Lectures bibliques : Actes des Apôtres 5, 12-16; Apocalypse 1, 9-19; Jean 20, 19-31

« Laisse-moi en paix pendant un quart d’heure » – s’écrie une maman, à juste titre excédée par son enfant qui n’a pas cessé de la harceler durant toute la journée. Avec raison. Son amie de palier, grande adepte des techniques de relaxation, l’enjoint d’ailleurs d’apprendre à se relaxer, à éliminer les tensions nerveuses, l’irritabilité, l’agressivité : « Il te faut réduire ton stress, Nicole, alors tu retrouveras la paix et la joie de vivre. »

Je suis allé sur Internet : la mention « sans stress » concerne 239’000 sites de langue française. J’ai même tenté le diable : j’ai tapé « Evangile sans stress » pour vérifier si c’était possible ! Le Web m’a répondu. Il m’a expliqué comment Jésus Christ n’avait jamais cédé au stress, qu’il avait toujours conservé la paix. Normal. Puisqu’il est « le Premier et le Dernier » (2ème lecture), il a toujours eu du temps devant lui. Il n’a jamais eu qu’une heure, celle que le Père lui donnait de vivre.

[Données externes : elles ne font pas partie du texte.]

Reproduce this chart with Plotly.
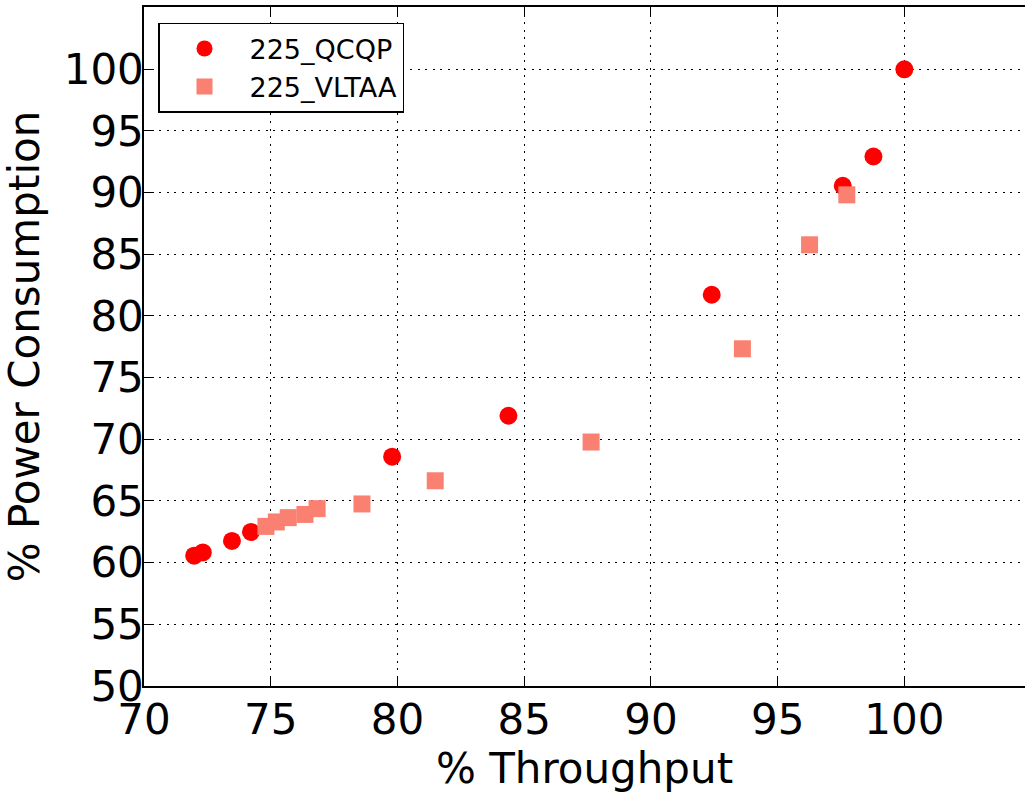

Cette réflexion un peu rigolote n’est pas totalement hors de sens. Elle est toutefois un peu courte. En effet, quand le Seigneur ressuscité dit aux disciples : « La paix soit avec vous ! ». de quelle paix s’agit-il ? De cette absence de trouble, de cette égalité d’âme (ataraxie), de cette indifférence (apatheïa) chères à certains philosophes de l’Antiquité ? Ceux-ci attribuaient de telles vertus à Dieu qui en jouirait pleinement, le veinard impassible !

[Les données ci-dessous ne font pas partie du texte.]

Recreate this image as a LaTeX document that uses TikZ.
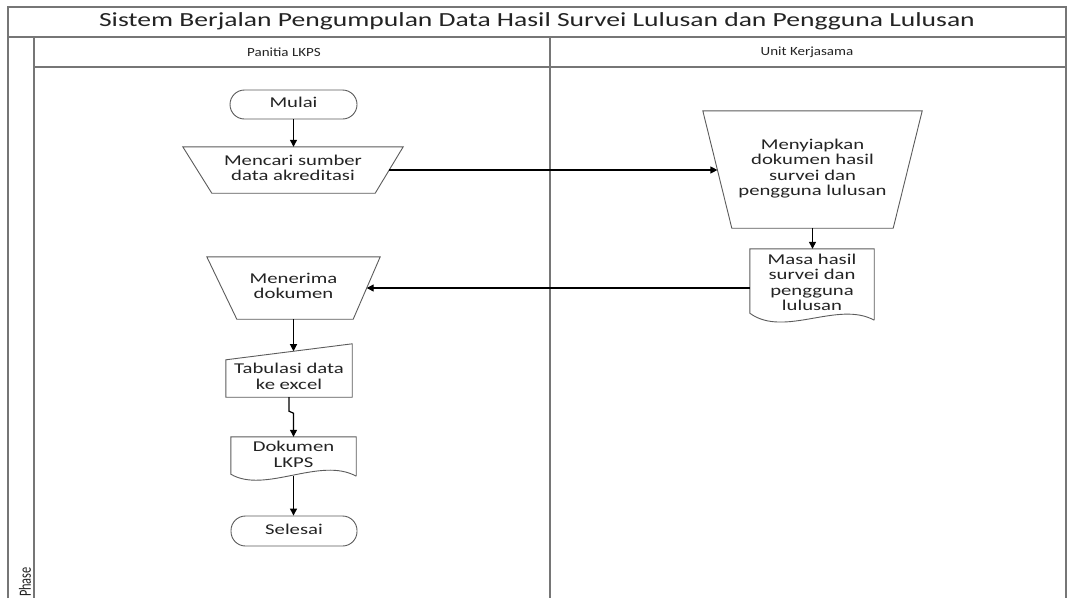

Mais voici que la révélation nous parle d’un Dieu qui au contraire se soucie des hommes, d’un Dieu qui, en son Fils, se fit l’un des nôtres, se fit « passible » jusqu’à souffrir sa passion et à mourir sur une croix. Le mystère pascal, quand bien même il oriente au-delà de la souffrance et de la mort pour attester la résurrection, implique un tel passage par l’abîme et les ténèbres. Si donc le Dieu de Jésus Christ fait de l’homme son souci, son tourment, la paix que le Ressuscité offre aux disciples n’a rien à voir avec un « Soyez cool, les gars ! Le boulot est fait ! » Du reste Jésus leur montre ses mains et son côté. Pour preuve. Preuve de quoi ? Preuve que la douleur, le mal et la mort, font encore partie de ce monde-ci, et que, tant que nous y sommes, nous devons les combattre, comme lui les a combattus. Et ils nous a obtenu la victoire.

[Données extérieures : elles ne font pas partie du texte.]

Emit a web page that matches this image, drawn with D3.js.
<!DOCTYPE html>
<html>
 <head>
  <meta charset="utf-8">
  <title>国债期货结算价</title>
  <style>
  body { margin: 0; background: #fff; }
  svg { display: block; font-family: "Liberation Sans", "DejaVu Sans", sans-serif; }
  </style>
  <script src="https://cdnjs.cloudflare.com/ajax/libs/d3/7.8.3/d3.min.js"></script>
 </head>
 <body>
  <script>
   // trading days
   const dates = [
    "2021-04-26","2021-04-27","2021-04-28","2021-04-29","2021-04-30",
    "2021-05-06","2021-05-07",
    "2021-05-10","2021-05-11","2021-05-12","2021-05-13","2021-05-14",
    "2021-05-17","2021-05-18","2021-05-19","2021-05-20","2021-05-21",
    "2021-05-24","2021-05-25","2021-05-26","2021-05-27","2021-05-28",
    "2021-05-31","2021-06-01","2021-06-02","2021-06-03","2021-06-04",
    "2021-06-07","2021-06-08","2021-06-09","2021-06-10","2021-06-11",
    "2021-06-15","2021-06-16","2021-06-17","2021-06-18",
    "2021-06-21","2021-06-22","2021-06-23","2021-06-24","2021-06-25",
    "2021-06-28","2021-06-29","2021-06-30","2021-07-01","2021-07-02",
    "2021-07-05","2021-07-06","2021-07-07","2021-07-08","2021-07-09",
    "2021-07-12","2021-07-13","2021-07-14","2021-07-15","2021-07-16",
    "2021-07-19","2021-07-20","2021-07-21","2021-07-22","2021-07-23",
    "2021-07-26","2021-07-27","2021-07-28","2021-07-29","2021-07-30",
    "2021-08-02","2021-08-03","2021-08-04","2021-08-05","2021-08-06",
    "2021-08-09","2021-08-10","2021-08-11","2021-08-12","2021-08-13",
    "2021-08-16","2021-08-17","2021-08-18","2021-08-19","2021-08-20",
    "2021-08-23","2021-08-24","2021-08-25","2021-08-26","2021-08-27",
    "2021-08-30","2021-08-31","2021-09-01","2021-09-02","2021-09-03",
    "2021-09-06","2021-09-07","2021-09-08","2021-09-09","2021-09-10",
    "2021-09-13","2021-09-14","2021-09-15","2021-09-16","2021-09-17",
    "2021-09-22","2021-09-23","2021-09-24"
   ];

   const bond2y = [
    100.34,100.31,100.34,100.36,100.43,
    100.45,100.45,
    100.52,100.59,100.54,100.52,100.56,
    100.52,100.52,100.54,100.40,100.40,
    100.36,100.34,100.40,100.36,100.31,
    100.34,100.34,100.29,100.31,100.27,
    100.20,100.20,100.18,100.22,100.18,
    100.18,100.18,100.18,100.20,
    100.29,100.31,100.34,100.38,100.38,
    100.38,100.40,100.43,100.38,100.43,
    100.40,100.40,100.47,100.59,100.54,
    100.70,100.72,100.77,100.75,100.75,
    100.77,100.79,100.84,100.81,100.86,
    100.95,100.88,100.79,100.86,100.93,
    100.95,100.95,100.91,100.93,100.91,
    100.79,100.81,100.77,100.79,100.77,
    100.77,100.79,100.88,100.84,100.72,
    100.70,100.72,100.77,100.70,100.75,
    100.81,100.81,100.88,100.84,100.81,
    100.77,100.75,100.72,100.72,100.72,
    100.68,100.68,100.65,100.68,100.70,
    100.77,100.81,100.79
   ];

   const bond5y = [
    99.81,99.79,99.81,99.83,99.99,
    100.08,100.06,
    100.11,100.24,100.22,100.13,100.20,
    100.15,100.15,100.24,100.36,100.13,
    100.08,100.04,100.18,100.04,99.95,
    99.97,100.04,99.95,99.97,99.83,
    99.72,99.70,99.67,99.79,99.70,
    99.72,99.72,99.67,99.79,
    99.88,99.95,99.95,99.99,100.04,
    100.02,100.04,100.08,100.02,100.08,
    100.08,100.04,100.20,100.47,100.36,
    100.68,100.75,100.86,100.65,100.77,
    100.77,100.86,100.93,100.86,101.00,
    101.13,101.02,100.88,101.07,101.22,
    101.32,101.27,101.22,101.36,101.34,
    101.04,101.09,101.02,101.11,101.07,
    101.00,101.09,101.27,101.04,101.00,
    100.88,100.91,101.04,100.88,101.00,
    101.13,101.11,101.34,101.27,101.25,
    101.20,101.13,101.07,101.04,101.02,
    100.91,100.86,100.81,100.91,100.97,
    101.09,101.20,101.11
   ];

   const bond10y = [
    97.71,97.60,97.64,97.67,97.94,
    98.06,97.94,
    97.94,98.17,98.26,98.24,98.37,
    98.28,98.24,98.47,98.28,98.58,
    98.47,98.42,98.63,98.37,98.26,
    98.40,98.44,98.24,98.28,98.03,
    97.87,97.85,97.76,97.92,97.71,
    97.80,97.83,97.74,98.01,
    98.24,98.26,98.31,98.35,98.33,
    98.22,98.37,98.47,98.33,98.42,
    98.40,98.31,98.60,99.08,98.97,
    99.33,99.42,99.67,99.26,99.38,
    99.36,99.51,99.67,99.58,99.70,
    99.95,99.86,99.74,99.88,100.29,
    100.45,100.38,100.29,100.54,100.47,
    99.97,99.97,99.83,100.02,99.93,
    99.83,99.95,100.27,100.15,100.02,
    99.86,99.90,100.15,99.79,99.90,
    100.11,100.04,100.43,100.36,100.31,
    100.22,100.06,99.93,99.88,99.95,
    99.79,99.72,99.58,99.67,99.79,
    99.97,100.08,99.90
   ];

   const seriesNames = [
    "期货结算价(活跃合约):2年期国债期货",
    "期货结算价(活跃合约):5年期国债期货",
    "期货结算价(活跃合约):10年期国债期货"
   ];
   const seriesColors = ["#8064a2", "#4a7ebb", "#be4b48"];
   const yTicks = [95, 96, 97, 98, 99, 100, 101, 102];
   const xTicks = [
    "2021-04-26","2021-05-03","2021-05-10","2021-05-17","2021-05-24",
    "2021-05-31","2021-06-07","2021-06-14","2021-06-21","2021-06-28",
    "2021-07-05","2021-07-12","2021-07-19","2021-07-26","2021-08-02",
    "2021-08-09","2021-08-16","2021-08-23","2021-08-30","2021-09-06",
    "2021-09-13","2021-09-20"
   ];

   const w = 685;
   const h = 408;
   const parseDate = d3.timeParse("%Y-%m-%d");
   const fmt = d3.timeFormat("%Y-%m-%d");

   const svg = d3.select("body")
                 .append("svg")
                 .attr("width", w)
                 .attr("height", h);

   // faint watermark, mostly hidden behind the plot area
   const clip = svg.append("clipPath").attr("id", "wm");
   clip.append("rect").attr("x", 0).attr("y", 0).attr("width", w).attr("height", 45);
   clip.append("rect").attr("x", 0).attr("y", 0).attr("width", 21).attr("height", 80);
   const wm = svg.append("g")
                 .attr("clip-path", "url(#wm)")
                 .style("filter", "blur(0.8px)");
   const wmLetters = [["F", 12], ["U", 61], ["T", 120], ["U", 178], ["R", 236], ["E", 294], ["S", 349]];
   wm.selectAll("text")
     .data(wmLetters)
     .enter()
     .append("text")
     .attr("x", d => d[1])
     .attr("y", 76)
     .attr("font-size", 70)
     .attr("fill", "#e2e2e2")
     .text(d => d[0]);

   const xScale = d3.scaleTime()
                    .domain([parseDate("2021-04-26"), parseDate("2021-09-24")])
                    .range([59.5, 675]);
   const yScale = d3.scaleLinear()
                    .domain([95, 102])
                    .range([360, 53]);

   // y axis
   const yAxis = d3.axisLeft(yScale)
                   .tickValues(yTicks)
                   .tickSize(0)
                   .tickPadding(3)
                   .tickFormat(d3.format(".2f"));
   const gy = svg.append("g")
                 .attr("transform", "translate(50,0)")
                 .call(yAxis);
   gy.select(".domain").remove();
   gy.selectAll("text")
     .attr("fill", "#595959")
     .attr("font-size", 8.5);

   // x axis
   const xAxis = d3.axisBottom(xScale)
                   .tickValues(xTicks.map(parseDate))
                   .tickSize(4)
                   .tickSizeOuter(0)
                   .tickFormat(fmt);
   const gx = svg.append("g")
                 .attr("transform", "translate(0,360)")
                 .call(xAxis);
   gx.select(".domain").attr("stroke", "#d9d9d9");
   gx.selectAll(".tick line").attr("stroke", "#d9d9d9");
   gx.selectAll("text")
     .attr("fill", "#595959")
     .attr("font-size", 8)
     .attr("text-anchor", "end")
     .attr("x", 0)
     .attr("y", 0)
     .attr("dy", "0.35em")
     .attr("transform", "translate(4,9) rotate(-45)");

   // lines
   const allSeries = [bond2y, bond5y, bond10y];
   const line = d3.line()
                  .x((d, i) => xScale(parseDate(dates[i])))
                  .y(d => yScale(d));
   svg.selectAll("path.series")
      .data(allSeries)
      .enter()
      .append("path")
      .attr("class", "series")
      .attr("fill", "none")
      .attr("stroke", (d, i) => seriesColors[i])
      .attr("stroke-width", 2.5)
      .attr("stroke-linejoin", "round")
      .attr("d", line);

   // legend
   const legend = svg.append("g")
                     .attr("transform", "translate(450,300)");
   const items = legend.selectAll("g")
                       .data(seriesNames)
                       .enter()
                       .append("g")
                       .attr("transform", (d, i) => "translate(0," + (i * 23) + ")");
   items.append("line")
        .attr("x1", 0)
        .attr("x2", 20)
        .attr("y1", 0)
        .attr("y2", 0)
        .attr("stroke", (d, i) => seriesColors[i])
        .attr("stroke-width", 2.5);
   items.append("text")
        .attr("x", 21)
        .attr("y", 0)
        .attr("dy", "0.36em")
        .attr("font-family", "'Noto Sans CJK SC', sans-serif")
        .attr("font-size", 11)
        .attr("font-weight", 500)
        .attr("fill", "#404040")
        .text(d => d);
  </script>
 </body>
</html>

Cette victoire finale sur les forces de l’ombre est-elle si évidente dans notre monde, en ces temps où la planète semble prête à exploser… par la faute d’hommes peu soucieux d’exporter, partout où ils trouvent leur avantage, la guerre, le profit et la haine ? « Heureux ceux qui croient sans avoir vu », dit Jésus. Puisse cette béatitude réconforter les artisans de justice et de paix, puisse-t-elle maintenir vigoureux en eux le souci de l’homme, le sens de ce qui humanise les êtres et les rend frères et sœurs, quelles que soient leur race, leur nation, leur croyance, leur situation sociale ou encore leurs opinion politiques !

Combattre pour une telle cause – pour que nos contemporains deviennent un peu plus humains, pour qu’ils prennent ensemble les voies de l« hominescence » (Michel Serres) – ne peut être qu’une inquiétude, aujourd’hui surtout. Un souci fondamental qui, nous éveillant à nous-mêmes, aux autres et à Dieu, ne saurait s’effacer avant que nous ayons rejoint le Royaume. « Tu nous as fait pour toi et notre cœur est inquiet jusqu’à ce qu’il repose en toi ». (S. Augustin)

Car il faut agir. Agir tout en se recevant sans cesse de cette paix donnée par plus grand que nous. Il faut agir. Le Seigneur ressuscité n’expulse-t-il pas les disciples du lieu où ils se tenaient paralysés par une fausse inquiétude ? Il faut sortir. Les malades sont sur les places avec leurs lits et leurs brancards (1ère lecture). Ils ne fréquentent pas nos temples et nos églises. Puisse l’Esprit qui, chaque dimanche, nous rassemble autour du Vivant nous indiquer où se trouvent les issues de secours, celles qui nous donneront d’ouvrir les yeux sur le monde avec ses bassesses mais aussi ses grandeurs.